A Time machine advertisement over zeroconf: (MAC address removed)
[dan@mgmt ~]$ avahi-browse -r -a -p -t | grep TimeMachine
=;eth0;IPv4;WDMyCloud;Apple TimeMachine;local;WDMyCloud.local;192.168.0.249;9;"dk0=adVN=TimeMachineBackup,adVF=0x83" "sys=waMA=00:xx:xx:xx:xx:xx,adVF=0x100"
How the EVO:RAIL team are using Zeroconf
From recollection of the deep-dive sessions, I may have mistaken the point (corrections welcome).
Zeroconf has found the largest adoption in networked printers and apple bonjour services, however in the server deployment area a combination of DHCP and MAC address matching is more commonly used (Auto deploy or kickstart from PXE boot).
The EVO:RAIL team have implemented a Zeroconf daemon that lives inside every vSphere instance and inside the VCSA instance. The daemon inside the VCSA wasn’t really explained however the vSphere daemon instances allow the EVO:RAIL engine to discover them and take the necessary steps to automate their configuration.
Implementing Zeroconf inside vSphere(esxi)
The EVO:RAIL team had to develop their own zeroconf daemon named loudmouth that is coded entirely in python. The reason behind this was explained in one of the technical deep dives, the problem being that the majority of pre-existing zeroconf implementations have dependancies on various linux shared libraries.
/lib # ls *so | wc -l
/lib # uname -a
VMkernel esxi02.fnnrn.me 5.5.0 #1 SMP Release build-1331820 Sep 18 2013 23:08:31 x86_64 GNU/Linux
[dan@mgmt lib]$ ls *so | wc -l
[dan@mgmt lib]$ uname -a
Linux mgmt.fnnrn.me 3.8.7-1-ARCH #1 SMP PREEMPT Sat Apr 13 09:01:47 CEST 2013 x86_64 GNU/Linux
As the quick example above shows (32bit libs) a vSphere instance contains only a few elf based libraries providing a limited subset of shared functionality. This means that whilst elf based binaries can be moved from a linux distribution over to a vSphere instance, the chance is that a requirement on a shared library won’t be met. Further more building a static binary possibly won’t help as the VMKernel (VMwares kernel implementation)doesn’t implement the full set of linux syscalls, which makes sense as it’s not an OS implementation the userland area of the vSphere is purely for management of the hypervisor. The biggest issue that an implementation of zeroconf which relies on UDP and datagrams is the lack of implementaion of IP_PKTINFO.

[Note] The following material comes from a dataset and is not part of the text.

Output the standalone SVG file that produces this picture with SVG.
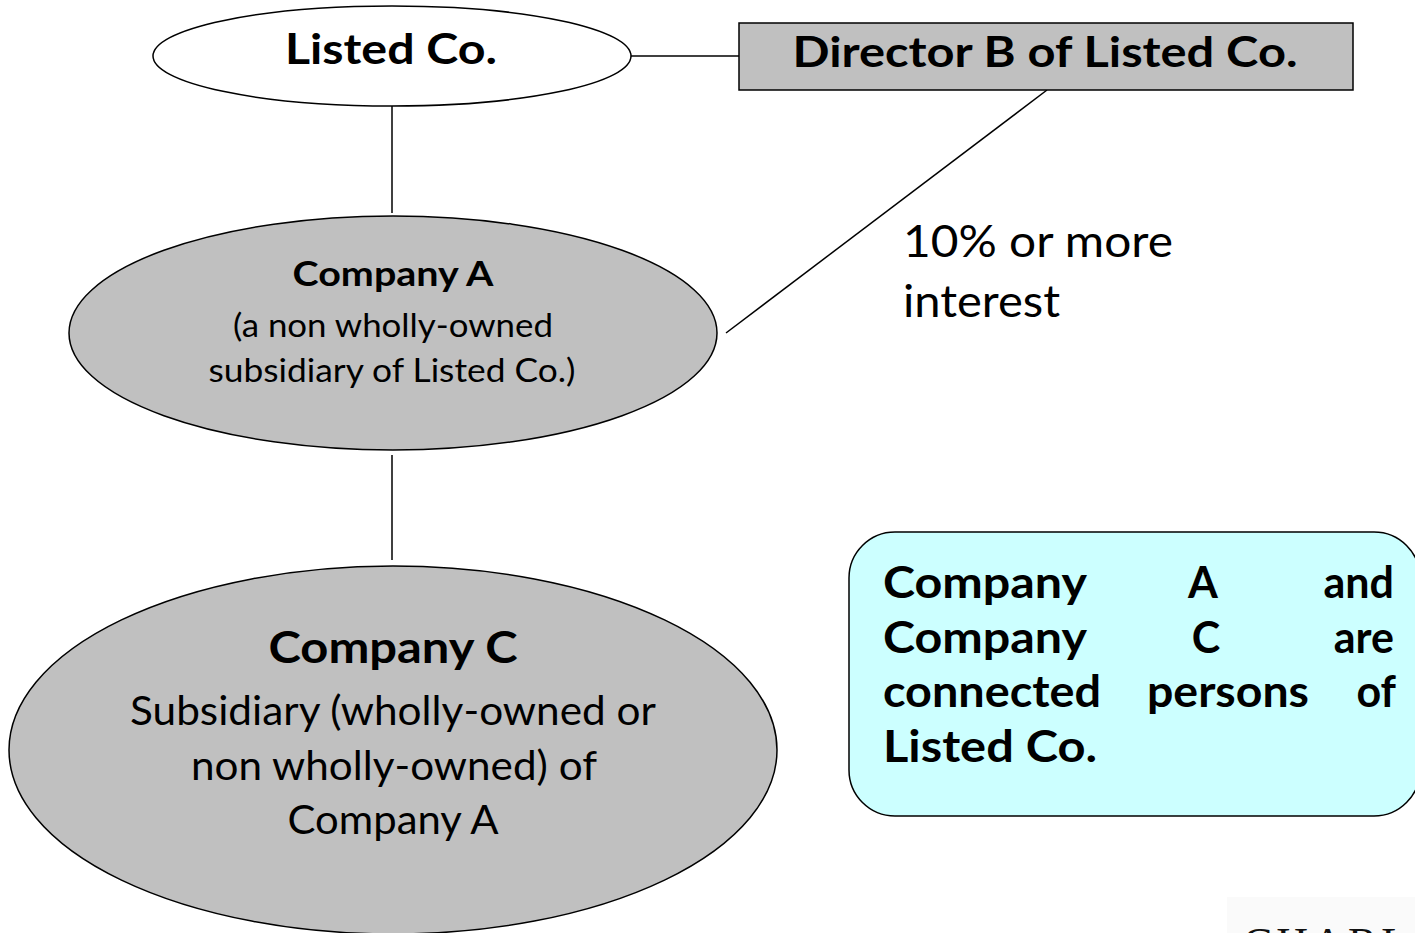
<svg xmlns="http://www.w3.org/2000/svg" width="1415" height="933" viewBox="0 0 1415 933">
<style>
.t{font-family:"Lato","Open Sans","Liberation Sans",sans-serif;fill:#000}
.b{font-weight:bold}
.n{stroke:#000;stroke-width:1.5}
.c{stroke:#000;stroke-width:1.5;fill:none}
</style>
<rect x="0" y="0" width="1415" height="933" fill="#fff"/>
<rect x="1227" y="897" width="188" height="36" fill="#fafafa"/>
<g id="connectors">
<line class="c" x1="631" y1="56" x2="739" y2="56"/>
<line class="c" x1="392" y1="106" x2="392" y2="213"/>
<line class="c" x1="1047" y1="90" x2="726" y2="333"/>
<line class="c" x1="392" y1="455" x2="392" y2="560"/>
</g>
<g id="listed-co">
<ellipse class="n" cx="392" cy="56" rx="239" ry="50" fill="#fff"/>
<text class="t b" x="391" y="64" font-size="42" text-anchor="middle" textLength="212" lengthAdjust="spacingAndGlyphs">Listed Co.</text>
</g>
<g id="director-b">
<rect class="n" x="739" y="23" width="614" height="67" fill="#c0c0c0"/>
<text class="t b" x="1045" y="67" font-size="42" text-anchor="middle" textLength="505" lengthAdjust="spacingAndGlyphs">Director B of Listed Co.</text>
</g>
<g id="company-a">
<ellipse class="n" cx="393" cy="333" rx="324" ry="117" fill="#c0c0c0"/>
<text class="t b" x="393" y="286" font-size="35" text-anchor="middle" textLength="201" lengthAdjust="spacingAndGlyphs">Company A</text>
<text class="t" x="393" y="337" font-size="33" text-anchor="middle" textLength="320" lengthAdjust="spacingAndGlyphs">(a non wholly-owned</text>
<text class="t" x="392" y="382" font-size="33" text-anchor="middle" textLength="367" lengthAdjust="spacingAndGlyphs">subsidiary of Listed Co.)</text>
</g>
<g id="interest-label">
<text class="t" x="903" y="257" font-size="44" textLength="270" lengthAdjust="spacingAndGlyphs">10% or more</text>
<text class="t" x="903" y="317" font-size="44" textLength="157" lengthAdjust="spacingAndGlyphs">interest</text>
</g>
<g id="company-c">
<ellipse class="n" cx="393" cy="750" rx="384" ry="184" fill="#c0c0c0"/>
<text class="t b" x="393" y="663" font-size="43" text-anchor="middle" textLength="249" lengthAdjust="spacingAndGlyphs">Company C</text>
<text class="t" x="393" y="725" font-size="41" text-anchor="middle" textLength="526" lengthAdjust="spacingAndGlyphs">Subsidiary (wholly-owned or</text>
<text class="t" x="394" y="780" font-size="41" text-anchor="middle" textLength="406" lengthAdjust="spacingAndGlyphs">non wholly-owned) of</text>
<text class="t" x="393" y="834" font-size="41" text-anchor="middle" textLength="211" lengthAdjust="spacingAndGlyphs">Company A</text>
</g>
<g id="note">
<rect class="n" x="849" y="532" width="571" height="284" rx="46" ry="46" fill="#ccffff"/>
<text class="t b" x="883" y="598" font-size="43" textLength="204" lengthAdjust="spacingAndGlyphs">Company</text>
<text class="t b" x="1203" y="598" font-size="43" text-anchor="middle">A</text>
<text class="t b" x="1394" y="598" font-size="43" text-anchor="end">and</text>
<text class="t b" x="883" y="653" font-size="43" textLength="204" lengthAdjust="spacingAndGlyphs">Company</text>
<text class="t b" x="1206" y="653" font-size="43" text-anchor="middle">C</text>
<text class="t b" x="1394" y="653" font-size="43" text-anchor="end">are</text>
<text class="t b" x="883" y="707" font-size="43" textLength="218" lengthAdjust="spacingAndGlyphs">connected</text>
<text class="t b" x="1147" y="707" font-size="43" textLength="162" lengthAdjust="spacingAndGlyphs">persons</text>
<text class="t b" x="1396" y="707" font-size="43" text-anchor="end">of</text>
<text class="t b" x="883" y="762" font-size="43" textLength="214" lengthAdjust="spacingAndGlyphs">Listed Co.</text>
</g>
<g id="logo">
<text x="1243" y="958" font-family="Liberation Serif,serif" font-size="44" fill="#111" letter-spacing="4">CHARL</text>
</g>
</svg>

This rules out avahi, Zero Conf IP (zcif), and linux implementations of mDnsResponder.
What about loudmouth?
Unfortunately it is yet to be said if any components of EVO:RAIL will be open sourced or back ported to vSphere, so whilst VMware have a zeroconf implementation for vSphere it is likely it will remain proprietary.
I’ve improved on where I’ve been with my daemon, however i’m hoping to upload it to github sooner rather than later. Unfortunately work has occupied most of the weekend and most evenings so far .. that tied with catching up on episodes of elementary and dealing with endless segfaults as I add any simple functionality have slowed the progress more than I was expecting.
Also I decided to finish writing up this post, which took most of this evening 😐
Debugging on vSphere
A summary of what to expect inside vSphere can be read here and there is no point duplicating existing information (http://www.v-front.de/2013/08/a-myth-busted-and-faq-esxi-is-not-based.html). More importantly when dealing with the vSphere userland libraries or more accurately lack of, then the use of strace is hugely valuable. More details on strace can be found here (http://dansco.de/doku.php?id=technical_documentation:system_debugging).